▼
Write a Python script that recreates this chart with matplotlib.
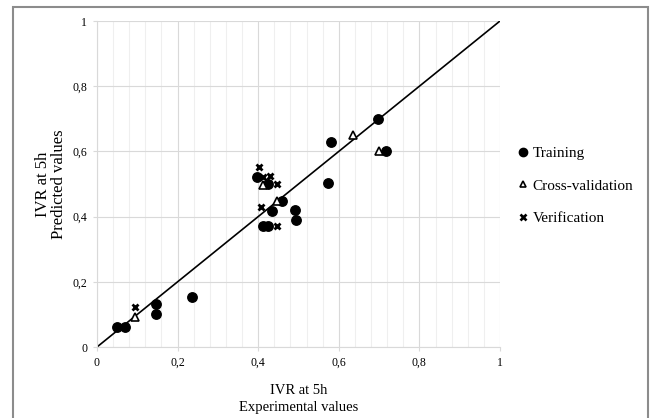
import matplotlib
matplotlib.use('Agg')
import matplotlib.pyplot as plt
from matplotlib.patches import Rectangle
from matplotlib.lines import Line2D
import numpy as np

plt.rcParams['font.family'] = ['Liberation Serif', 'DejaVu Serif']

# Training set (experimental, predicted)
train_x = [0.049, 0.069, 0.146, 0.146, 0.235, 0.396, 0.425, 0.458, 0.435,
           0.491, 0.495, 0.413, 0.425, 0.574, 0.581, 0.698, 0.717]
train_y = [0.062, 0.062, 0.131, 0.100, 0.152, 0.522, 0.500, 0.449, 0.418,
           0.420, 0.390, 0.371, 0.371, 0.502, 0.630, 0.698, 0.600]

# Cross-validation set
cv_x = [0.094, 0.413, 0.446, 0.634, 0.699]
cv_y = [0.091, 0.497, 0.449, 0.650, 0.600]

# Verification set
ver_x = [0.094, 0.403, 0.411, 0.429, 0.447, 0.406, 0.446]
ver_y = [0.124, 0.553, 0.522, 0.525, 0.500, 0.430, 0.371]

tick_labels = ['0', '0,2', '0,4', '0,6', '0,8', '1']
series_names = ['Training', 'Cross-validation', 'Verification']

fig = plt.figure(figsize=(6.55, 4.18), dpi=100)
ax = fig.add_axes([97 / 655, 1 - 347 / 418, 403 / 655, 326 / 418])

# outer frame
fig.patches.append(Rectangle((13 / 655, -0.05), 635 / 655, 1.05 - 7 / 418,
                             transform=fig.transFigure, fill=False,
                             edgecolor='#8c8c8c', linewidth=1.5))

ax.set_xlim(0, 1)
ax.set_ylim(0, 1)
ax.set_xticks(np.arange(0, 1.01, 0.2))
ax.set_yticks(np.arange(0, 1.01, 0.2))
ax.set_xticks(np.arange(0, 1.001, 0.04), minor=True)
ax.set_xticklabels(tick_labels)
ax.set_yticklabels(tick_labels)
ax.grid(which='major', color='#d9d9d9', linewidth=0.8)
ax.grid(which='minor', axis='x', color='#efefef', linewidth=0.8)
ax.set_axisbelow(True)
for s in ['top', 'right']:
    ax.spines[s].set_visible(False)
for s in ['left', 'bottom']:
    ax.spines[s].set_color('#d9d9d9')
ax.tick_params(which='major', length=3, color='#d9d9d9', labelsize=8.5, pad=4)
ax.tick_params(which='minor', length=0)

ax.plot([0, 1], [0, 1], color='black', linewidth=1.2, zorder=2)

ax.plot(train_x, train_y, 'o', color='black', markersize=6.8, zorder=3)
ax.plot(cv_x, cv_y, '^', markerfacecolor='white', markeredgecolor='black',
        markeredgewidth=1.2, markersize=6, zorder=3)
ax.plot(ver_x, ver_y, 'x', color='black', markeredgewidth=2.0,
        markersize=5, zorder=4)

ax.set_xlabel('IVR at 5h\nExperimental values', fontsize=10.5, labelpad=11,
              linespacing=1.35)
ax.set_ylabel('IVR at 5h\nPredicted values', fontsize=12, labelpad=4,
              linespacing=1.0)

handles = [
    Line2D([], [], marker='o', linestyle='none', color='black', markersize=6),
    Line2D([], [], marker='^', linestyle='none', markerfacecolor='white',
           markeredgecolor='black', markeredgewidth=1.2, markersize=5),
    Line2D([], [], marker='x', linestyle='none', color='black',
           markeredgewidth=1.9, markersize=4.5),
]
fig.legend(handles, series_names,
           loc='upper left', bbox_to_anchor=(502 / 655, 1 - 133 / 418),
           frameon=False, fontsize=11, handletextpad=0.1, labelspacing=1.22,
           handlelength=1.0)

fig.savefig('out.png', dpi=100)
▲
Transcribe the material as is, with images omitted.

Write a Python script that recreates this chart with matplotlib.
import matplotlib
matplotlib.use('Agg')
import matplotlib.pyplot as plt
from matplotlib.patches import Rectangle
from matplotlib.lines import Line2D
import numpy as np

plt.rcParams['font.family'] = ['Liberation Serif', 'DejaVu Serif']

# Training set (experimental, predicted)
train_x = [0.049, 0.069, 0.146, 0.146, 0.235, 0.396, 0.425, 0.458, 0.435,
           0.491, 0.495, 0.413, 0.425, 0.574, 0.581, 0.698, 0.717]
train_y = [0.062, 0.062, 0.131, 0.100, 0.152, 0.522, 0.500, 0.449, 0.418,
           0.420, 0.390, 0.371, 0.371, 0.502, 0.630, 0.698, 0.600]

# Cross-validation set
cv_x = [0.094, 0.413, 0.446, 0.634, 0.699]
cv_y = [0.091, 0.497, 0.449, 0.650, 0.600]

# Verification set
ver_x = [0.094, 0.403, 0.411, 0.429, 0.447, 0.406, 0.446]
ver_y = [0.124, 0.553, 0.522, 0.525, 0.500, 0.430, 0.371]

tick_labels = ['0', '0,2', '0,4', '0,6', '0,8', '1']
series_names = ['Training', 'Cross-validation', 'Verification']

fig = plt.figure(figsize=(6.55, 4.18), dpi=100)
ax = fig.add_axes([97 / 655, 1 - 347 / 418, 403 / 655, 326 / 418])

# outer frame
fig.patches.append(Rectangle((13 / 655, -0.05), 635 / 655, 1.05 - 7 / 418,
                             transform=fig.transFigure, fill=False,
                             edgecolor='#8c8c8c', linewidth=1.5))

ax.set_xlim(0, 1)
ax.set_ylim(0, 1)
ax.set_xticks(np.arange(0, 1.01, 0.2))
ax.set_yticks(np.arange(0, 1.01, 0.2))
ax.set_xticks(np.arange(0, 1.001, 0.04), minor=True)
ax.set_xticklabels(tick_labels)
ax.set_yticklabels(tick_labels)
ax.grid(which='major', color='#d9d9d9', linewidth=0.8)
ax.grid(which='minor', axis='x', color='#efefef', linewidth=0.8)
ax.set_axisbelow(True)
for s in ['top', 'right']:
    ax.spines[s].set_visible(False)
for s in ['left', 'bottom']:
    ax.spines[s].set_color('#d9d9d9')
ax.tick_params(which='major', length=3, color='#d9d9d9', labelsize=8.5, pad=4)
ax.tick_params(which='minor', length=0)

ax.plot([0, 1], [0, 1], color='black', linewidth=1.2, zorder=2)

ax.plot(train_x, train_y, 'o', color='black', markersize=6.8, zorder=3)
ax.plot(cv_x, cv_y, '^', markerfacecolor='white', markeredgecolor='black',
        markeredgewidth=1.2, markersize=6, zorder=3)
ax.plot(ver_x, ver_y, 'x', color='black', markeredgewidth=2.0,
        markersize=5, zorder=4)

ax.set_xlabel('IVR at 5h\nExperimental values', fontsize=10.5, labelpad=11,
              linespacing=1.35)
ax.set_ylabel('IVR at 5h\nPredicted values', fontsize=12, labelpad=4,
              linespacing=1.0)

handles = [
    Line2D([], [], marker='o', linestyle='none', color='black', markersize=6),
    Line2D([], [], marker='^', linestyle='none', markerfacecolor='white',
           markeredgecolor='black', markeredgewidth=1.2, markersize=5),
    Line2D([], [], marker='x', linestyle='none', color='black',
           markeredgewidth=1.9, markersize=4.5),
]
fig.legend(handles, series_names,
           loc='upper left', bbox_to_anchor=(502 / 655, 1 - 133 / 418),
           frameon=False, fontsize=11, handletextpad=0.1, labelspacing=1.22,
           handlelength=1.0)

fig.savefig('out.png', dpi=100)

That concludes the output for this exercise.